Top of the Interwebs:
The big controversy of the day is Facebook comments, stemming off the big post on TechCrunch looking at their own use of Facebook comments. The result of the switch up are less comments but the comments made are of higher quality. It’s clear that the comments roll out is part of their larger strategy to be your primary web service for pretty much anything, which means they are basically taking on Google.
Some people are not too happy about Facebook’s latest attempt for ‘global domination.’ The other big objection is that Facebook is killing your authenticity. The idea is that since you have to use your Facebook ID across the web, you are going to sterilize it and your own actions online. Anonymity is not authenticity. This whole ‘killing authenticity’ argument is complete foolish bullshit. Hey look, Robert Scoble agrees with me.

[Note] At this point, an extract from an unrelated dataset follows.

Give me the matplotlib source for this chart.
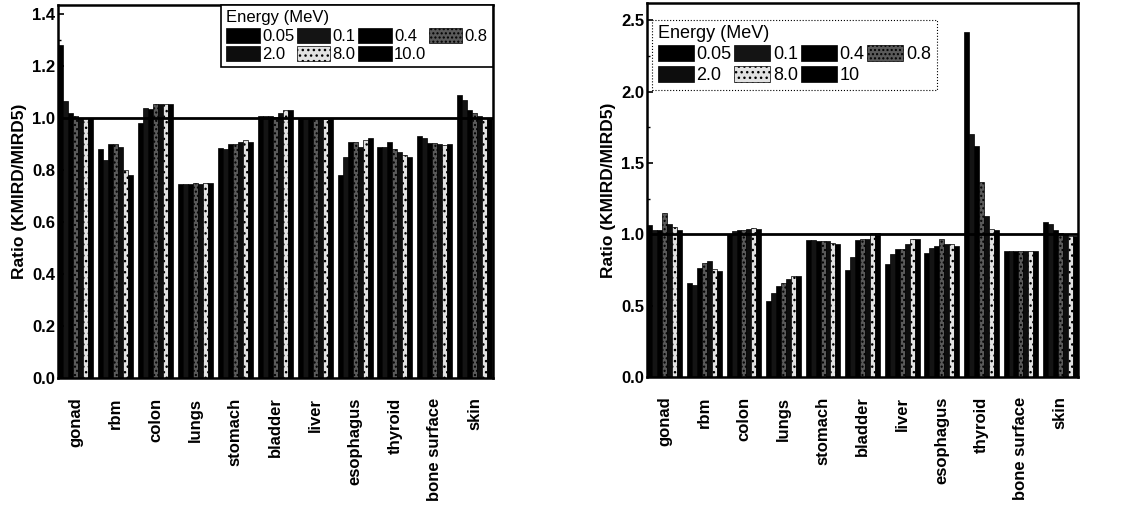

A better argument against it is that Facebook is essentially stripmalling the web, pretending to care about us when they really just want our money. They pretend to help us communicate, but the network, by its nature, misses out on the reality of social interactions. This is a great point. However, it’s not news to anyone. If you haven’t realized this for the years you’ve been a member of Facebook or any other social network. The sudden arrival of Facebook comments has done little to change the fact that Facebook is a business and trying to sell you a service.
Facebook comments does have a number of advantages for publishers. That being said, good comments have a lot more to do with the publishers than the platform. Comments are good, but only as good as the blogger interacting in them.
Some folks, of course, have no interest in switching.
Worth looking at today:
According to the NYT, Fox is considering dropping Glenn Beck. If only.
While you were weekending:
Nifty infographic explains why you should secure your smartphone.
How screwed is RIM? Pretty screwed, considering that their last hope is a tablet.
Halo Wars is getting a sequel. I actually liked the first game quite a bit, so I’m looking forward to the next one.